------ Data segment
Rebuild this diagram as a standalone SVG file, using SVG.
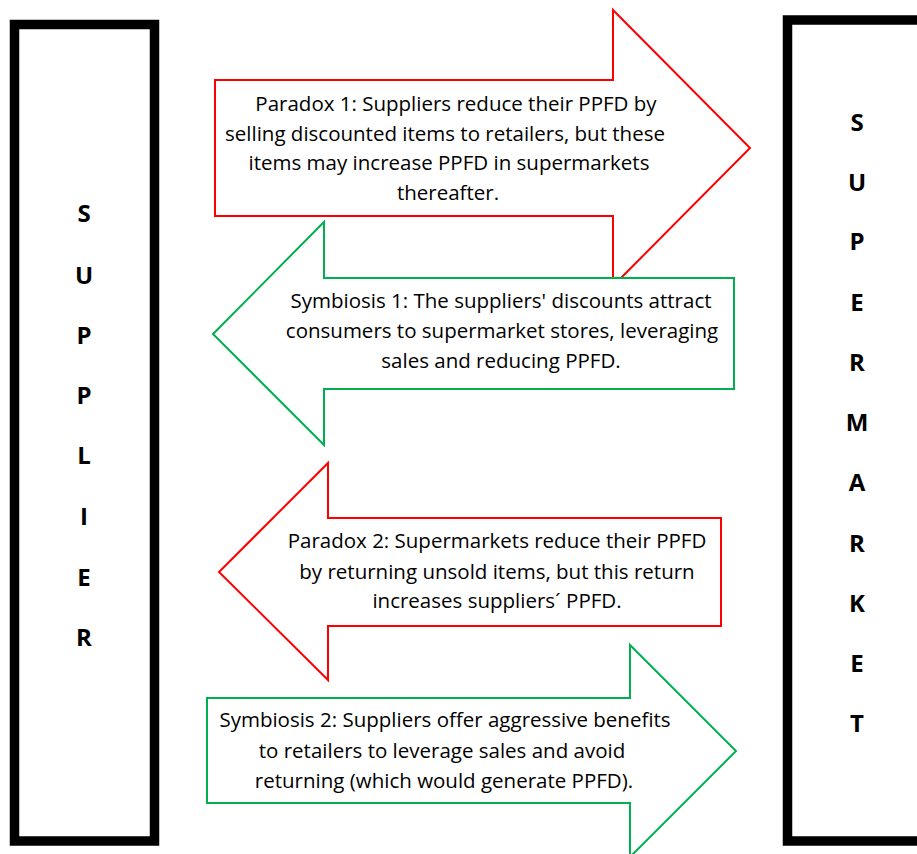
<svg xmlns="http://www.w3.org/2000/svg" width="917" height="854" viewBox="0 0 917 854">
<style>
.box{fill:#fff;stroke:#000;stroke-width:9.5}
.red{fill:#fff;stroke:#FF0000;stroke-width:2}
.green{fill:#fff;stroke:#00B050;stroke-width:2}
.t{font-family:"Open Sans","Liberation Sans",sans-serif;font-size:20.5px;fill:#000;text-anchor:middle}
.l{font-family:"Open Sans","Liberation Sans",sans-serif;font-size:24px;font-weight:bold;fill:#000;text-anchor:middle}
</style>
<rect width="917" height="854" fill="#fff"/>
<g id="supplier">
<rect class="box" x="14.5" y="24.5" width="140" height="816.5"/>
<text class="l" x="84" y="222">S</text>
<text class="l" x="84" y="284">U</text>
<text class="l" x="84" y="344">P</text>
<text class="l" x="84" y="404">P</text>
<text class="l" x="84" y="464">L</text>
<text class="l" x="84" y="525">I</text>
<text class="l" x="84" y="586">E</text>
<text class="l" x="84" y="646">R</text>
</g>
<g id="supermarket">
<rect class="box" x="787.5" y="20" width="160" height="821"/>
<text class="l" x="857" y="131">S</text>
<text class="l" x="857" y="191">U</text>
<text class="l" x="857" y="250">P</text>
<text class="l" x="857" y="311">E</text>
<text class="l" x="857" y="371">R</text>
<text class="l" x="857" y="431">M</text>
<text class="l" x="857" y="491">A</text>
<text class="l" x="857" y="552">R</text>
<text class="l" x="857" y="612">K</text>
<text class="l" x="857" y="672">E</text>
<text class="l" x="857" y="732">T</text>
</g>
<g id="connectors">
<g id="paradox1">
<polygon class="red" points="215,80 613,80 613,10 750,148 613,286 613,216 215,216"/>
<text class="t" x="456" y="111">Paradox 1: Suppliers reduce their PPFD by</text>
<text class="t" x="445" y="141">selling discounted items to retailers, but these</text>
<text class="t" x="449" y="170">items may increase PPFD in supermarkets</text>
<text class="t" x="448" y="200">thereafter.</text>
</g>
<g id="symbiosis1">
<polygon class="green" points="734,278 324,278 324,222 213,334 324,445 324,389 734,389"/>
<text class="t" x="501" y="308">Symbiosis 1: The suppliers' discounts attract</text>
<text class="t" x="502" y="338">consumers to supermarket stores, leveraging</text>
<text class="t" x="501" y="368">sales and reducing PPFD.</text>
</g>
<g id="paradox2">
<polygon class="red" points="721,518 328,518 328,463 219,572 328,680 328,626 721,626"/>
<text class="t" x="497" y="548">Paradox 2: Supermarkets reduce their PPFD</text>
<text class="t" x="497" y="579">by returning unsold items, but this return</text>
<text class="t" x="497" y="608">increases suppliers´ PPFD.</text>
</g>
<g id="symbiosis2">
<polygon class="green" points="207,698 630,698 630,645 736,751 630,857 630,803 207,803"/>
<text class="t" x="445" y="727">Symbiosis 2: Suppliers offer aggressive benefits</text>
<text class="t" x="442" y="758">to retailers to leverage sales and avoid</text>
<text class="t" x="444" y="788">returning (which would generate PPFD).</text>
</g>
</g>
</svg>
------------
Description of the task —
Give back every line exactly as it stands, pictures excluded.

Final answer —
Rebuild this diagram as a standalone SVG file, using SVG.
<svg xmlns="http://www.w3.org/2000/svg" width="917" height="854" viewBox="0 0 917 854">
<style>
.box{fill:#fff;stroke:#000;stroke-width:9.5}
.red{fill:#fff;stroke:#FF0000;stroke-width:2}
.green{fill:#fff;stroke:#00B050;stroke-width:2}
.t{font-family:"Open Sans","Liberation Sans",sans-serif;font-size:20.5px;fill:#000;text-anchor:middle}
.l{font-family:"Open Sans","Liberation Sans",sans-serif;font-size:24px;font-weight:bold;fill:#000;text-anchor:middle}
</style>
<rect width="917" height="854" fill="#fff"/>
<g id="supplier">
<rect class="box" x="14.5" y="24.5" width="140" height="816.5"/>
<text class="l" x="84" y="222">S</text>
<text class="l" x="84" y="284">U</text>
<text class="l" x="84" y="344">P</text>
<text class="l" x="84" y="404">P</text>
<text class="l" x="84" y="464">L</text>
<text class="l" x="84" y="525">I</text>
<text class="l" x="84" y="586">E</text>
<text class="l" x="84" y="646">R</text>
</g>
<g id="supermarket">
<rect class="box" x="787.5" y="20" width="160" height="821"/>
<text class="l" x="857" y="131">S</text>
<text class="l" x="857" y="191">U</text>
<text class="l" x="857" y="250">P</text>
<text class="l" x="857" y="311">E</text>
<text class="l" x="857" y="371">R</text>
<text class="l" x="857" y="431">M</text>
<text class="l" x="857" y="491">A</text>
<text class="l" x="857" y="552">R</text>
<text class="l" x="857" y="612">K</text>
<text class="l" x="857" y="672">E</text>
<text class="l" x="857" y="732">T</text>
</g>
<g id="connectors">
<g id="paradox1">
<polygon class="red" points="215,80 613,80 613,10 750,148 613,286 613,216 215,216"/>
<text class="t" x="456" y="111">Paradox 1: Suppliers reduce their PPFD by</text>
<text class="t" x="445" y="141">selling discounted items to retailers, but these</text>
<text class="t" x="449" y="170">items may increase PPFD in supermarkets</text>
<text class="t" x="448" y="200">thereafter.</text>
</g>
<g id="symbiosis1">
<polygon class="green" points="734,278 324,278 324,222 213,334 324,445 324,389 734,389"/>
<text class="t" x="501" y="308">Symbiosis 1: The suppliers' discounts attract</text>
<text class="t" x="502" y="338">consumers to supermarket stores, leveraging</text>
<text class="t" x="501" y="368">sales and reducing PPFD.</text>
</g>
<g id="paradox2">
<polygon class="red" points="721,518 328,518 328,463 219,572 328,680 328,626 721,626"/>
<text class="t" x="497" y="548">Paradox 2: Supermarkets reduce their PPFD</text>
<text class="t" x="497" y="579">by returning unsold items, but this return</text>
<text class="t" x="497" y="608">increases suppliers´ PPFD.</text>
</g>
<g id="symbiosis2">
<polygon class="green" points="207,698 630,698 630,645 736,751 630,857 630,803 207,803"/>
<text class="t" x="445" y="727">Symbiosis 2: Suppliers offer aggressive benefits</text>
<text class="t" x="442" y="758">to retailers to leverage sales and avoid</text>
<text class="t" x="444" y="788">returning (which would generate PPFD).</text>
</g>
</g>
</svg>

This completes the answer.